The talks between Republicans and Democrats about raising our national debt limit are frustrating to follow.  It’s like a merry-go-round.  The people go round and round and there appears to be activity, but nothing ever goes anywhere.  All the while, the August 2 deadline — after which the United States will default, according to Treasury Secretary Timothy Geithner — looms ever closer.

House Republicans have passed a budget that was rejected by President Obama and Senate Democrats.  The Republicans say any increase in the debt limit must be matched by actual cuts in current and future spending and have insisted that tax increases cannot be part of any resolution.  Senate Democrats haven’t passed a budget in years, but have floated a proposal that has not been the subject of public hearing or debate.  President Obama has gone from proposing a budget at the start of the year that did nothing to reduce annual deficits, to proposing a budget framework that was so nebulous it could not even be scored by the Congressional Budget Office, to now taking the Republicans to task for not agreeing to compromise on tax increases.

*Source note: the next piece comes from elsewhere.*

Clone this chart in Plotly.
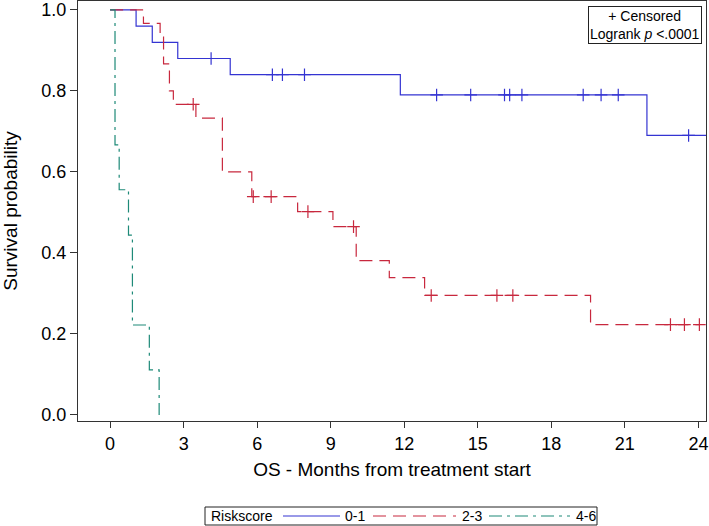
import plotly.graph_objects as go

# ---------------- data ----------------
group_names = ["0-1", "2-3", "4-6"]

blue_time = [0, 1.06, 1.72, 2.76, 4.9, 11.84, 21.9, 24.5]
blue_surv = [1.0, 0.96, 0.92, 0.88, 0.84, 0.79, 0.69, 0.69]
blue_cens_time = [4.12, 6.62, 7.03, 7.93, 13.32, 14.71, 16.09, 16.3, 16.8, 19.3, 20.03, 20.73, 23.6]
blue_cens_surv = [0.88, 0.84, 0.84, 0.84, 0.79, 0.79, 0.79, 0.79, 0.79, 0.79, 0.79, 0.79, 0.69]

red_time = [0, 1.36, 2.04, 2.18, 2.42, 2.58, 3.5, 4.58, 5.78, 7.65, 9.09, 10.04, 11.39, 12.83, 19.6, 24.04]
red_surv = [1.0, 0.967, 0.933, 0.867, 0.8, 0.767, 0.733, 0.60, 0.539, 0.502, 0.465, 0.381, 0.339, 0.295, 0.223, 0.223]
red_cens_time = [3.39, 5.84, 6.57, 8.07, 9.93, 13.1, 15.78, 16.43, 22.86, 23.43, 24.04]
red_cens_surv = [0.767, 0.539, 0.539, 0.502, 0.465, 0.295, 0.295, 0.295, 0.223, 0.223, 0.223]

green_time = [0, 0.2, 0.37, 0.75, 0.91, 1.6, 2.0]
green_surv = [1.0, 0.667, 0.556, 0.444, 0.222, 0.111, 0.0]

x_ticks = [0, 3, 6, 9, 12, 15, 18, 21, 24]
y_ticks = [0.0, 0.2, 0.4, 0.6, 0.8, 1.0]
y_tick_labels = ["0.0", "0.2", "0.4", "0.6", "0.8", "1.0"]

# ---------------- styles ----------------
BLUE = "#3434D2"
RED = "#C8283E"
GREEN = "#1E8A78"
FONT = "Liberation Sans, Arial, sans-serif"

W, H = 709, 526
ML, MR, MT, MB = 78, 3, 1, 105
PW = W - ML - MR
PH = H - MT - MB


def pxx(px):
    return (px - ML) / PW


def pxy(py):
    return (H - MB - py) / PH


fig = go.Figure()

series = [
    (blue_time, blue_surv, blue_cens_time, blue_cens_surv, BLUE, "solid"),
    (red_time, red_surv, red_cens_time, red_cens_surv, RED, "13px,7px"),
    (green_time, green_surv, [], [], GREEN, "13px,5px,3px,5px"),
]

for (t, s, ct, cs, col, dash), name in zip(series, group_names):
    fig.add_trace(go.Scatter(
        x=t, y=s, mode="lines", name=name,
        line=dict(color=col, width=1.2, dash=dash, shape="hv"),
        showlegend=False, hoverinfo="skip",
    ))
    if ct:
        fig.add_trace(go.Scatter(
            x=ct, y=cs, mode="markers", name=name + " censored",
            marker=dict(symbol="cross-thin", size=9,
                        line=dict(color=col, width=1.2)),
            showlegend=False, hoverinfo="skip",
        ))

fig.update_layout(
    width=W, height=H,
    margin=dict(l=ML, r=MR, t=MT, b=MB, autoexpand=False),
    paper_bgcolor="white", plot_bgcolor="white",
    font=dict(family=FONT, color="black"),
    showlegend=False,
)

fig.update_xaxes(
    range=[-1.31, 24.31], tickvals=x_ticks,
    ticks="outside", ticklen=6, tickwidth=1, tickcolor="#333",
    showline=True, linecolor="#333", linewidth=1, mirror=True,
    showgrid=False, zeroline=False,
    tickfont=dict(size=18, family=FONT),
    title=dict(text="OS - Months from treatment start",
               font=dict(size=19, family=FONT), standoff=10),
)
fig.update_yaxes(
    range=[-0.015, 1.022], tickvals=y_ticks, ticktext=y_tick_labels,
    ticks="outside", ticklen=7, tickwidth=1, tickcolor="#333",
    showline=True, linecolor="#333", linewidth=1, mirror=True,
    showgrid=False, zeroline=False,
    tickfont=dict(size=18, family=FONT),
    title=dict(text="Survival probability",
               font=dict(size=19, family=FONT), standoff=18),
)

# inset box (top right)
fig.add_annotation(
    xref="paper", yref="paper", x=pxx(702), y=pxy(6), xanchor="right", yanchor="top",
    text="+ Censored<br>Logrank <i>p</i> <.0001", showarrow=False, align="center",
    font=dict(size=14, family=FONT, color="black"),
    bordercolor="#222", borderwidth=1, borderpad=1, bgcolor="white",
)

# legend drawn at the bottom
box_l, box_r, box_t, box_b = 205, 597, 507, 525
fig.add_shape(type="rect", xref="paper", yref="paper",
              x0=pxx(box_l), x1=pxx(box_r), y0=pxy(box_b), y1=pxy(box_t),
              line=dict(color="#222", width=1), fillcolor="white")
legend_y = pxy((box_t + box_b) / 2)
fig.add_annotation(xref="paper", yref="paper", x=pxx(209), y=legend_y,
                   xanchor="left", yanchor="middle", text="Riskscore", showarrow=False,
                   font=dict(size=14, family=FONT, color="black"))
legend_items = [
    (283, 340, 343, BLUE, "solid"),
    (373, 456, 460, RED, "13px,7px"),
    (489, 570, 574, GREEN, "13px,5px,3px,5px"),
]
for (x0, x1, xt, col, dash), name in zip(legend_items, group_names):
    fig.add_shape(type="line", xref="paper", yref="paper",
                  x0=pxx(x0), x1=pxx(x1), y0=legend_y, y1=legend_y,
                  line=dict(color=col, width=1.2, dash=dash))
    fig.add_annotation(xref="paper", yref="paper", x=pxx(xt), y=legend_y,
                       xanchor="left", yanchor="middle", text=name, showarrow=False,
                       font=dict(size=14, family=FONT, color="black"))

fig.write_html("out.html", config={"displayModeBar": False},
               post_script="document.body.style.margin='0px';")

Talks are occurring, behind closed doors, between the principals — a result that should cause good government advocates everywhere to shake their heads in dismay.  Republicans say President Obama stalked out of the talks last night; Democrats say the President left because he was rudely interrupted by House Majority Leader Eric Cantor.  Posturing is running rampant on all sides.

In the meantime, Moody’s has announced that it is placing the U.S. under review for a rating downgrade.  Imagine!  U.S. government bonds and notes, for years viewed as the safest possible investment, may lose that designation because our political leaders cannot reach an agreement.  Any rational person  understands that if any default or serious uncertainty occurs, the interest rate on future U.S. borrowing will increase as investors demand an increased return for the increased investment risk — as investors inevitably and understandably do — and that result will just make our debt burden that much heavier and the ability to bring the budget into balance that much more difficult.

It’s time for our leaders to put aside the politics and put the national interest first.  It appears that Republicans would agree to a short-term deal that would make cuts proposed by the President’s own Debt Commission and raise the debt ceiling by the same amount, to allow additional time for negotiations on a broader solution.  That is what the parties should do.  The President, having waited until the eleventh hour to engage, can’t reasonably insist on a long-term deal and risk a default as a result.  And while Democrats may complain, they have only themselves to blame — they could have raised the debt ceiling last year, when they controlled both Houses of Congress and the White House, but they failed to do so.

The bottom line is, we shouldn’t be playing chicken with our national credit or investor confidence in U.S. securities.